Early periods include long drawdowns, thin liquidity, and violent regime shifts. Many reconstructions implicitly assume survival by anchoring everything to today's BTC.
We avoided that by never normalizing early data to future outcomes. Every return is calculated forward in time, using only information available at that moment.
No hindsight smoothing. No narrative shortcuts.
What the Final Dataset Enables
By taking this approach, we ended up with a Bitcoin history that can safely power:
- True 10-year performance comparisons
- Accurate DCA vs lump sum analysis
- Portfolio aggregation alongside other assets
- Benchmarks that do not flatter outcomes
Most importantly, it lets us say this honestly:
If Bitcoin's history looks good in Clarity, it is because it earned it.
Why This Matters Beyond Bitcoin
Bitcoin is the easy case.
If your system cannot reconstruct BTC accurately over 10 years, it will absolutely fail when you introduce:
- Assets with shorter histories
- Assets that died
- Assets with structural changes
- Indices and composite benchmarks
BTC forced us to build the right foundations early.

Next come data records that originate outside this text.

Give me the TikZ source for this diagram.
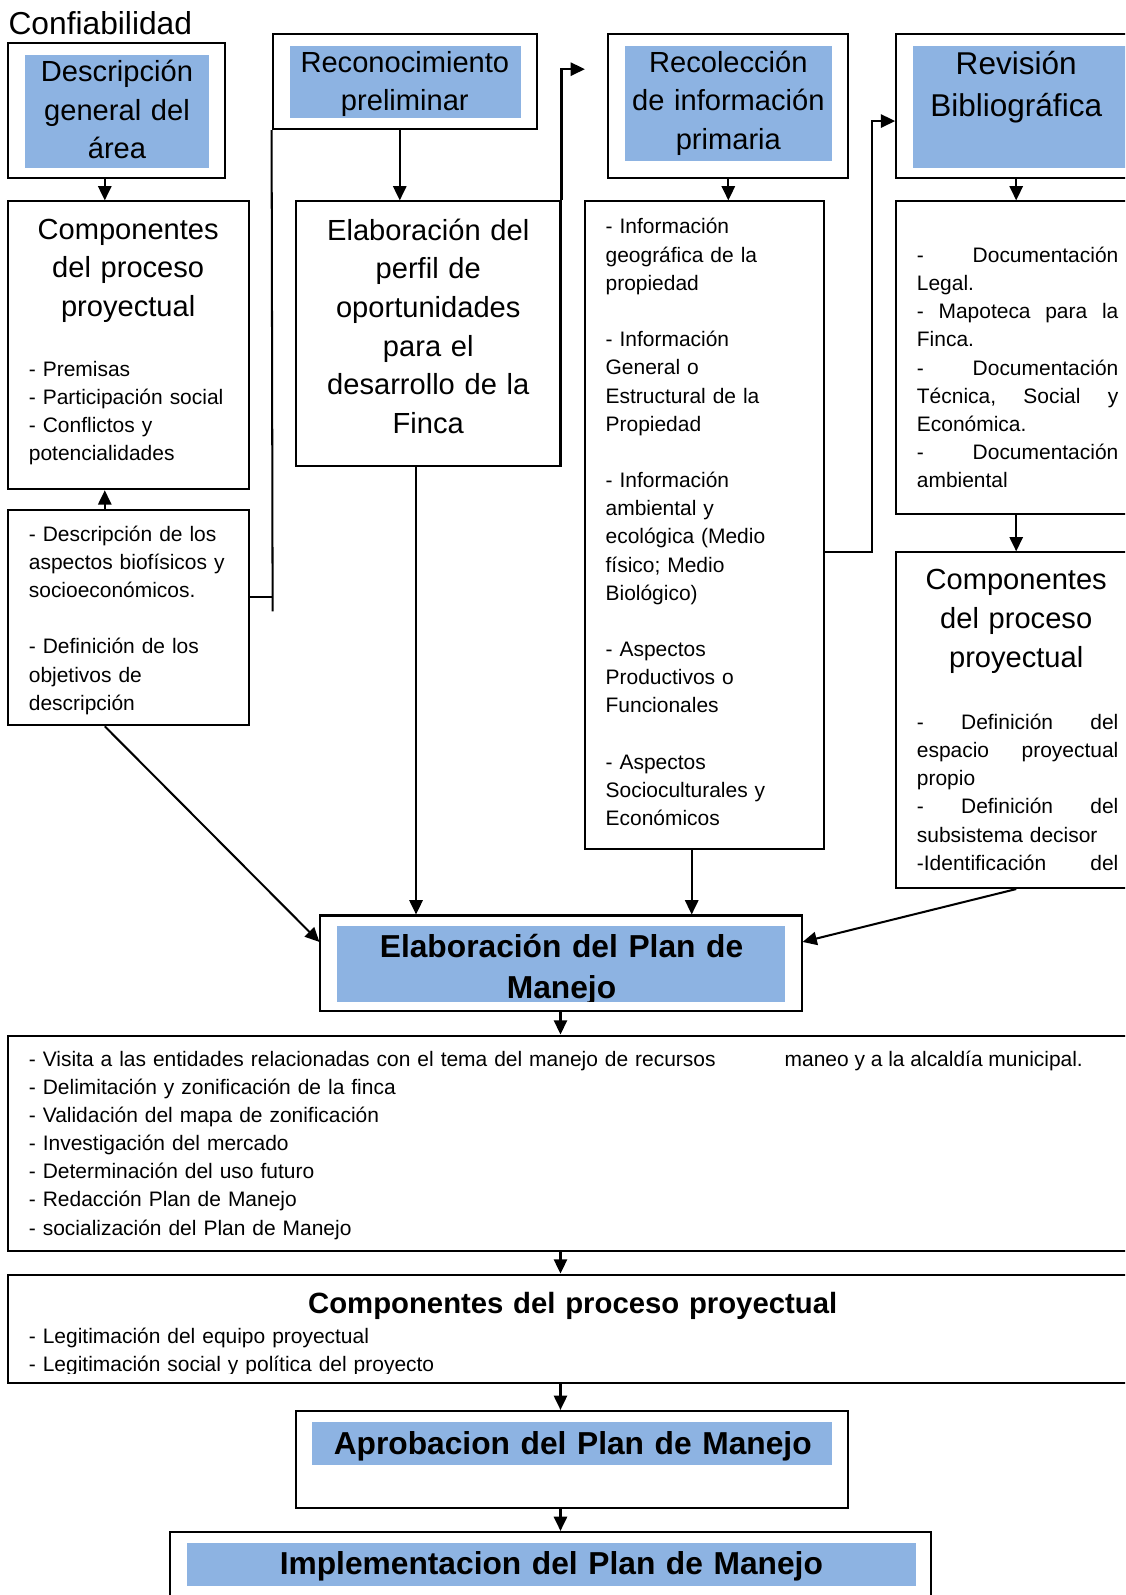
\documentclass[tikz,border=0pt]{standalone}
\usepackage{fontspec}
\setmainfont{Liberation Sans}
\usetikzlibrary{arrows.meta,fit}
\definecolor{azulcaja}{HTML}{8DB3E2}

\begin{document}
\begin{tikzpicture}[x=0.5pt,y=-0.5pt,
            >={Triangle[length=7pt,width=6.5pt]},
            caja/.style={draw,line width=1pt,inner sep=0pt},
            fondo/.style={fill=azulcaja,inner sep=0pt},
            titulo/.style={font=\fontsize{14.3}{19}\selectfont,align=center,inner sep=0pt,anchor=base},
            lista/.style={font=\fontsize{10.3}{13.85}\selectfont,align=left,inner sep=0pt,anchor=base west},
            negrita/.style={font=\bfseries\fontsize{15.6}{20.5}\selectfont,align=center,inner sep=0pt,anchor=base},
            linea/.style={line width=1pt}]
            \useasboundingbox (0,0) rectangle (1106,1568);
            \clip (0,0) rectangle (1106,1568);

            \node[anchor=base west,inner sep=0pt,font=\fontsize{15.6}{18}\selectfont] (conf) at (8,34) {Confiabilidad};

            \node[caja,fit={(8,42)(221,175)}] (A) {};
            \node[fondo,fit={(25,54)(205,165)}] (Ab) {};
            \node[titulo,text width=90pt] (At) at (115,80) {Descripción\\general del\\área};

            \node[caja,fit={(268,33)(528,127)}] (B) {};
            \node[fondo,fit={(285,45)(512,116)}] (Bb) {};
            \node[titulo,text width=112pt] (Bt) at (398,71) {Reconocimiento\\preliminar};

            \node[caja,fit={(598,33)(834,175)}] (C) {};
            \node[fondo,fit={(614,45)(818,158)}] (Cb) {};
            \node[titulo,text width=100pt] (Ct) at (716,71) {Recolección\\de información\\primaria};

            \node[caja,fit={(881,33)(1130,175)}] (D) {};
            \node[fondo,fit={(898,45)(1120,165)}] (Db) {};
            \node[titulo,font=\fontsize{15.5}{21}\selectfont,text width=100pt] (Dt) at (999,73) {Revisión\\Bibliográfica};

            \node[caja,fit={(8,198)(245,481)}] (E) {};
            \node[titulo,text width=112pt] (Et) at (126,235) {Componentes\\del proceso\\proyectual};
            \node[lista,text width=105pt] (El) at (28,370) {- Premisas\\- Participación social\\- Conflictos y\\potencialidades};

            \node[caja,fit={(291,198)(551,458)}] (F) {};
            \node[titulo,text width=125pt] (Ft) at (421,236) {Elaboración del\\perfil de\\oportunidades\\para el\\desarrollo de la\\Finca};

            \node[caja,fit={(575,198)(810,835)}] (G) {};
            \node[lista,text width=105pt] (Gl) at (595,230) {- Información\\geográfica de la\\propiedad\\[13.85pt]- Información\\General o\\Estructural de la\\Propiedad\\[13.85pt]- Información\\ambiental y\\ecológica (Medio\\físico; Medio\\Biológico)\\[13.85pt]- Aspectos\\Productivos o\\Funcionales\\[13.85pt]- Aspectos\\Socioculturales y\\Económicos};

            \node[caja,fit={(881,198)(1130,505)}] (H) {};
            \node[lista,text width=99pt] (Hl) at (901,258) {-\hfill Documentación\\Legal.\\-\hfill Mapoteca\hfill para\hfill la\\Finca.\\-\hfill Documentación\\Técnica,\hfill Social\hfill y\\Económica.\\-\hfill Documentación\\ambiental};

            \node[caja,fit={(8,501)(245,713)}] (I) {};
            \node[lista,text width=105pt] (Il) at (28,532) {- Descripción de los\\aspectos biofísicos y\\socioeconómicos.\\[13.85pt]- Definición de los\\objetivos de\\descripción};

            \node[caja,fit={(881,543)(1130,873)}] (J) {};
            \node[titulo,text width=110pt] (Jt) at (999,580) {Componentes\\del proceso\\proyectual};
            \node[lista,text width=99pt] (Jl) at (901,717) {-\hfill Definición\hfill del\\espacio\hfill proyectual\\propio\\-\hfill Definición\hfill del\\subsistema decisor\\-Identificación\hfill del};

            \node[caja,fit={(315,900)(788,994)}] (K) {};
            \node[fondo,fit={(331,910)(772,985)}] (Kb) {};
            \begin{scope}
                \clip (331,910) rectangle (772,985);
                \node[negrita,text width=215pt] (Kt) at (552,941) {Elaboración del Plan de\\Manejo};
            \end{scope}

            \node[caja,fit={(8,1018)(1130,1230)}] (L) {};
            \node[lista,text width=360pt] (Ll) at (28,1048) {- Visita a las entidades relacionadas con el tema del manejo de recursos\\- Delimitación y zonificación de la finca\\- Validación del mapa de zonificación\\- Investigación del mercado\\- Determinación del uso futuro\\- Redacción Plan de Manejo\\- socialización del Plan de Manejo};
            \node[lista] (Lr) at (771,1048) {maneo y a la alcaldía municipal.};

            \node[caja,fit={(8,1253)(1130,1360)}] (M) {};
            \node[negrita,font=\bfseries\fontsize{14.4}{18}\selectfont,text width=300pt] (Mt) at (563,1291) {Componentes del proceso proyectual};
            \begin{scope}
                \clip (8,1253) rectangle (1106,1350);
                \node[lista,text width=300pt] (Ml) at (28,1321) {- Legitimación del equipo proyectual\\- Legitimación social y política del proyecto};
            \end{scope}

            \node[caja,fit={(291,1387)(834,1482)}] (N) {};
            \node[fondo,fit={(307,1398)(818,1440)}] (Nb) {};
            \node[negrita,text width=260pt] (Nt) at (563,1430) {Aprobacion del Plan de Manejo};

            \node[caja,fit={(167,1506)(915,1620)}] (O) {};
            \node[fondo,fit={(184,1517)(900,1559)}] (Ob) {};
            \node[negrita,text width=350pt] (Ot) at (542,1548) {Implementacion del Plan de Manejo};

            \coordinate (colA) at (103,0);
            \coordinate (colB) at (393,0);
            \coordinate (colF) at (409,0);
            \coordinate (colG) at (680,0);
            \coordinate (colD) at (999,0);
            \coordinate (colK) at (551,0);
            \coordinate (filaK) at (0,926);
            \coordinate (filaD) at (0,119);
            \coordinate (codoG) at (857,543);
            \coordinate (puntaF) at (575,68);
            \coordinate (cruceI) at (268,587);
            \coordinate (finB) at (268,601);

            \draw[linea,->] (A.south -| colA) -- (E.north -| colA);
            \draw[linea,->] (B.south -| colB) -- (F.north -| colB);
            \draw[linea,->] (C.south) -- (C.south |- G.north);
            \draw[linea,->] (D.south -| colD) -- (H.north -| colD);
            \draw[linea,->] (H.south -| colD) -- (J.north -| colD);
            \draw[linea,->] (I.north -| colA) -- (E.south -| colA);
            \draw[linea] (B.south west) -- (finB);
            \draw[linea] (I.east |- cruceI) -- (cruceI);
            \draw[linea,->] (F.north east) |- (puntaF);
            \draw[linea,->] (G.east |- codoG) -- (codoG) |- (D.west |- filaD);
            \draw[linea,->] (I.south -| colA) -- (K.west |- filaK);
            \draw[linea,->] (F.south -| colF) -- (K.north -| colF);
            \draw[linea,->] (G.south -| colG) -- (K.north -| colG);
            \draw[linea,->] (J.south -| colD) -- (K.east |- filaK);
            \draw[linea,->] (K.south -| colK) -- (L.north -| colK);
            \draw[linea,->] (L.south -| colK) -- (M.north -| colK);
            \draw[linea,->] (M.south -| colK) -- (N.north -| colK);
            \draw[linea,->] (N.south -| colK) -- (O.north -| colK);
        \end{tikzpicture}
\end{document}
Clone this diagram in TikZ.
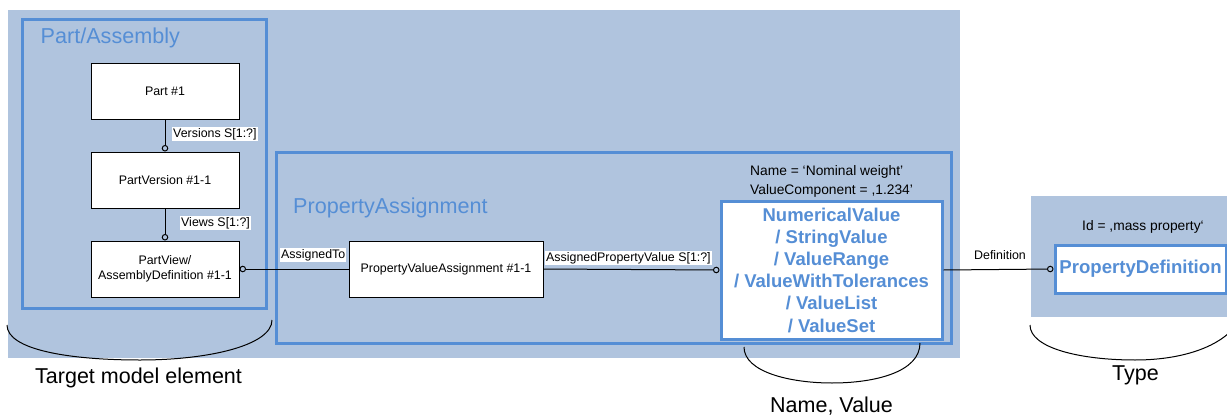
\documentclass[tikz,border=0pt]{standalone}
\usepackage{fontspec}
\setmainfont{Liberation Sans}
\usetikzlibrary{arrows.meta}
\definecolor{panelc}{RGB}{176,196,222}
\definecolor{blueb}{RGB}{85,142,213}
\tikzset{
  whitebox/.style={draw=black, line width=1pt, fill=white, minimum width=148pt, minimum height=56pt, inner sep=2pt, font=\fontsize{12.4}{14.5}\selectfont, align=center},
  grouptitle/.style={text=blueb, font=\fontsize{21.6}{24}\selectfont, inner sep=0pt, anchor=base west},
  rolelabel/.style={fill=white, inner sep=1pt, font=\fontsize{12.4}{14}\selectfont, anchor=west},
  annot/.style={inner sep=0pt, font=\fontsize{13.8}{16}\selectfont, anchor=west},
  bigcap/.style={inner sep=0pt, font=\fontsize{21.5}{24}\selectfont, anchor=base west},
  conn/.style={line width=1pt, -{Circle[length=6.5pt, fill=panelc, line width=1pt]}},
  grp/.style={draw=blueb, line width=3pt},
  bracecurve/.style={line width=1pt}
}
\begin{document}
\begin{tikzpicture}[x=1pt,y=-1pt]
\useasboundingbox (0,0) rectangle (1227,415);
% panels
\fill[panelc] (8,10) rectangle (960,358);
\fill[panelc] (1031,196) rectangle (1240,317);
% group frames
\draw[grp] (22,19) rectangle (266,308);
\draw[grp] (276,152) rectangle (951,343);
\node[grouptitle] (tpa) at (40.5,43) {Part/Assembly};
\node[grouptitle] (tpas) at (293,213.5) {PropertyAssignment};
% boxes
\node[whitebox] (p1) at (165,91) {Part \#1};
\node[whitebox] (pv) at (165,180) {PartVersion \#1-1};
\node[whitebox] (pw) at (165,269) {PartView/\\AssemblyDefinition \#1-1};
\node[whitebox, minimum width=194pt] (pva) at (446,269) {PropertyValueAssignment \#1-1};
\node[draw=blueb, line width=3pt, fill=white, minimum width=221pt, minimum height=138pt, inner sep=0pt,
      text=blueb, align=center, font=\bfseries\fontsize{18.5}{22.2}\selectfont] (val) at (831.5,270)
  {NumericalValue\\/ StringValue\\/ ValueRange\\/ ValueWithTolerances\\/ ValueList\\/ ValueSet};
\node[draw=blueb, line width=3pt, fill=white, minimum width=171pt, minimum height=48pt, inner sep=0pt,
      text=blueb, font=\bfseries\fontsize{18.6}{21}\selectfont] (pd) at (1140.5,269) {PropertyDefinition};
% annotations
\node[annot] (an1) at (750,172) {Name = ‘Nominal weight’};
\node[annot] (an2) at (750,191) {ValueComponent = ,1.234’};
\node[annot] (an3) at (1082,227) {Id = ,mass property‘};
% connectors
\draw[conn] (p1.south) -- (pv.north);
\draw[conn] (pv.south) -- (pw.north);
\draw[conn] (pva.west) -- (pw.east);
\draw[conn] (pva.east) -- (val.west);
\draw[conn] (val.east) -- (pd.west);
\node[rolelabel] (l1) at (172,134) {Versions S[1:?]};
\node[rolelabel] (l2) at (180,223) {Views S[1:?]};
\node[rolelabel] (l3) at (280,255) {AssignedTo};
\node[rolelabel] (l4) at (545,258) {AssignedPropertyValue S[1:?]};
\node[inner sep=0pt, font=\fontsize{12.4}{14}\selectfont] (l5) at (1000,255) {Definition};
% braces
\draw[bracecurve] (7,325) .. controls (7,350) and (70,360) .. (140,360) .. controls (210,360) and (272,345) .. (272,320);
\draw[bracecurve] (744,347) .. controls (744,372) and (790,383) .. (832,383) .. controls (875,383) and (920,372) .. (920,343);
\draw[bracecurve] (1030,325) .. controls (1030,348) and (1080,360) .. (1135,360) .. controls (1180,360) and (1215,348) .. (1232,330);
\node[bigcap] (c1) at (35,383.5) {Target model element};
\node[bigcap] (c2) at (770,412) {Name, Value};
\node[bigcap] (c3) at (1112,380) {Type};
\end{tikzpicture}
\end{document}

Everything else builds on that.
Closing Thought
Long-term crypto analytics fail quietly.
They do not crash. They do not throw errors. They simply tell a cleaner story than reality deserves.
Reconstructing 10 years of BTC data forced us to choose between convenience and correctness. We chose correctness.
If you are building analytics, dashboards, or indices, the uncomfortable question is not "can I show a 10-year chart?"
It is whether that chart deserves to be trusted.